Wherever a line below holds the word "this", copy that line.

>>>

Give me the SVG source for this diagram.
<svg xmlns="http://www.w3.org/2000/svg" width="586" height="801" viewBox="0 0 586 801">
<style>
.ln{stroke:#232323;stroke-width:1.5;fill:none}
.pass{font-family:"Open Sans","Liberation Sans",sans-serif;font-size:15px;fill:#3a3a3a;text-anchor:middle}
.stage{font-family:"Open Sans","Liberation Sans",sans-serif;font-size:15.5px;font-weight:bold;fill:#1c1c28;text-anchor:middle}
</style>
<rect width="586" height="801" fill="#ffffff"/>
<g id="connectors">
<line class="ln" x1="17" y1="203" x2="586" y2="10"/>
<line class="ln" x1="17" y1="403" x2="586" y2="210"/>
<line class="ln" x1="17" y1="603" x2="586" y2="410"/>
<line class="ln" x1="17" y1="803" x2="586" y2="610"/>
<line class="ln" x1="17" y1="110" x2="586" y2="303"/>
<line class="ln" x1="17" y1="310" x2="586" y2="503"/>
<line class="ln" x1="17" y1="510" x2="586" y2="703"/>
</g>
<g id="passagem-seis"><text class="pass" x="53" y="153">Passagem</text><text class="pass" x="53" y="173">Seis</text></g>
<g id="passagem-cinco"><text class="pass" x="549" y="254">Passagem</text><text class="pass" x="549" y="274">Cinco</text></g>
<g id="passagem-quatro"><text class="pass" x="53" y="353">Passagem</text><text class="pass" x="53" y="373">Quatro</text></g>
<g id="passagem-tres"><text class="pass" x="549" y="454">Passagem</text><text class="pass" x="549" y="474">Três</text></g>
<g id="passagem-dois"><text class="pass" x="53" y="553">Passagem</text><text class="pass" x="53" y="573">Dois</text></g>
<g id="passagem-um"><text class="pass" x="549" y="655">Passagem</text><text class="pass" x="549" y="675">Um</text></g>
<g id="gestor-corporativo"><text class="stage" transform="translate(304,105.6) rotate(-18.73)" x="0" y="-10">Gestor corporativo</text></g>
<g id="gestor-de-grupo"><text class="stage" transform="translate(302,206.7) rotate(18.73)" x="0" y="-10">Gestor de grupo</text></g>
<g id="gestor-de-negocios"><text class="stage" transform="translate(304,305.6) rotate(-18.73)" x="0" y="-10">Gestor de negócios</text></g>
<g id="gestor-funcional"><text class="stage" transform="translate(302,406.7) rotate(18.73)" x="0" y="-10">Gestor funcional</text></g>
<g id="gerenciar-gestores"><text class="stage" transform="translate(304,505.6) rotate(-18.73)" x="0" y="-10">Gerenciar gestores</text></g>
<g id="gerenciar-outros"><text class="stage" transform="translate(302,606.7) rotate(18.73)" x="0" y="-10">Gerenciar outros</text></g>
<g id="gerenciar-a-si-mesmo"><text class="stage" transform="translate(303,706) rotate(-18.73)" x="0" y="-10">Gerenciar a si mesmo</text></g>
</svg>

<<<
>>>

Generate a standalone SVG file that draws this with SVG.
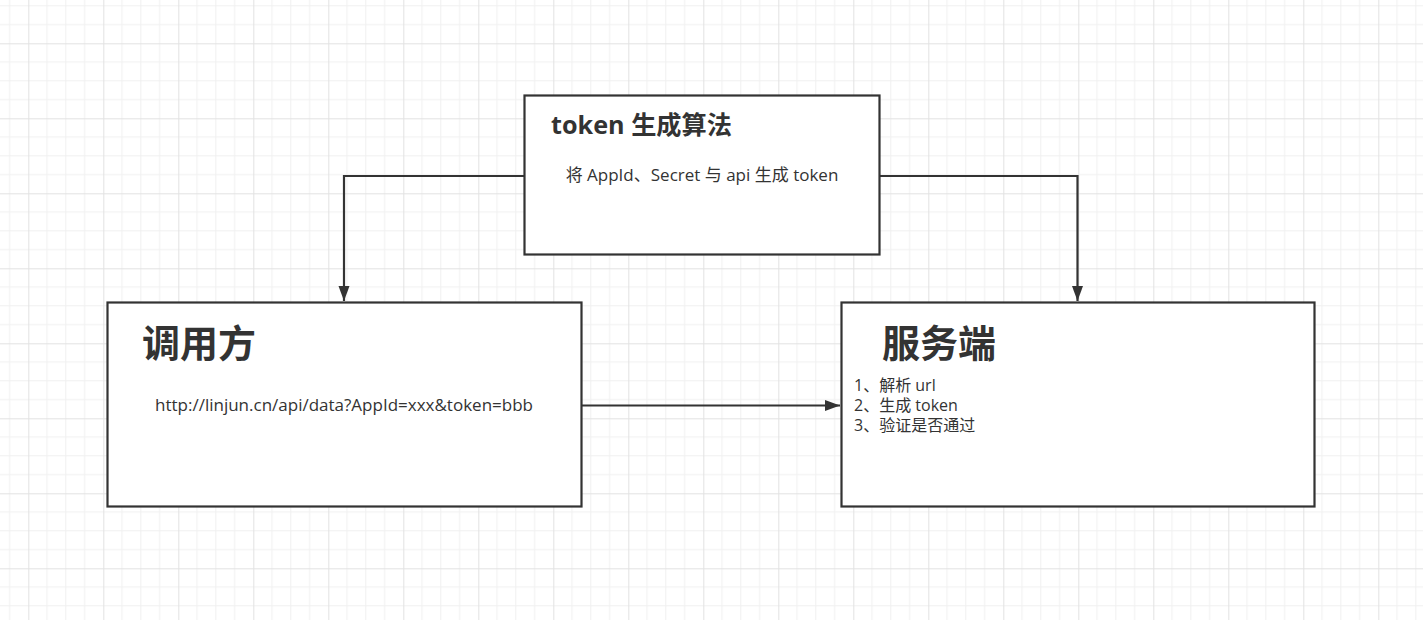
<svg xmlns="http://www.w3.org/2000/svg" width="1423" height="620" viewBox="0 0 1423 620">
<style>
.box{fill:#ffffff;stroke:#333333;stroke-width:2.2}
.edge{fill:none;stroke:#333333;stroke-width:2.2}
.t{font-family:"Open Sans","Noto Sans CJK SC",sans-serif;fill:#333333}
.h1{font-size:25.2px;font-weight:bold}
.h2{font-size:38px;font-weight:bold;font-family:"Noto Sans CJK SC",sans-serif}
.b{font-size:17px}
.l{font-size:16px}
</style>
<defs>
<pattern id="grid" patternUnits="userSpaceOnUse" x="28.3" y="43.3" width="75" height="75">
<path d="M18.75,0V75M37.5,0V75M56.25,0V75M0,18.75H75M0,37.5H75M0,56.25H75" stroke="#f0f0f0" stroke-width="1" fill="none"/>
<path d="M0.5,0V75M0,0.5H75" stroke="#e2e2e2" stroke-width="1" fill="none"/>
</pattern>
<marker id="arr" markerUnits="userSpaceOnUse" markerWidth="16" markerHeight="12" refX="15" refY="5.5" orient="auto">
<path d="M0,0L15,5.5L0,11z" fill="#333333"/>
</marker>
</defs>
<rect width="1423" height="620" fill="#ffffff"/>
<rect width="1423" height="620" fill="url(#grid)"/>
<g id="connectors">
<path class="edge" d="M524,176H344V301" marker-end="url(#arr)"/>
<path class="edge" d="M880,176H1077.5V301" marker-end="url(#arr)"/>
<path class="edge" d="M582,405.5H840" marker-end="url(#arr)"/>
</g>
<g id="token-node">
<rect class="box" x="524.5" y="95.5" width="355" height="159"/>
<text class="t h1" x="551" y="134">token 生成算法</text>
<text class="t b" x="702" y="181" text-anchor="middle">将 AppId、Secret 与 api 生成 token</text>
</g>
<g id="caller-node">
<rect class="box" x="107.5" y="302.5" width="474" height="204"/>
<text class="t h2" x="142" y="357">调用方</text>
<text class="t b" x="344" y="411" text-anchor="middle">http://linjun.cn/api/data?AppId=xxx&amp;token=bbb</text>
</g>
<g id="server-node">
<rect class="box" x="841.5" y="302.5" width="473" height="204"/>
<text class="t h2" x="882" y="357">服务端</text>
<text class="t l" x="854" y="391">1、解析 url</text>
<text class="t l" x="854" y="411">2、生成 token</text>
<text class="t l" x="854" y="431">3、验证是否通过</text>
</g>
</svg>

<<<

§ **The result**:
Give me the SVG source for this diagram.
Generate a standalone SVG file that draws this with SVG.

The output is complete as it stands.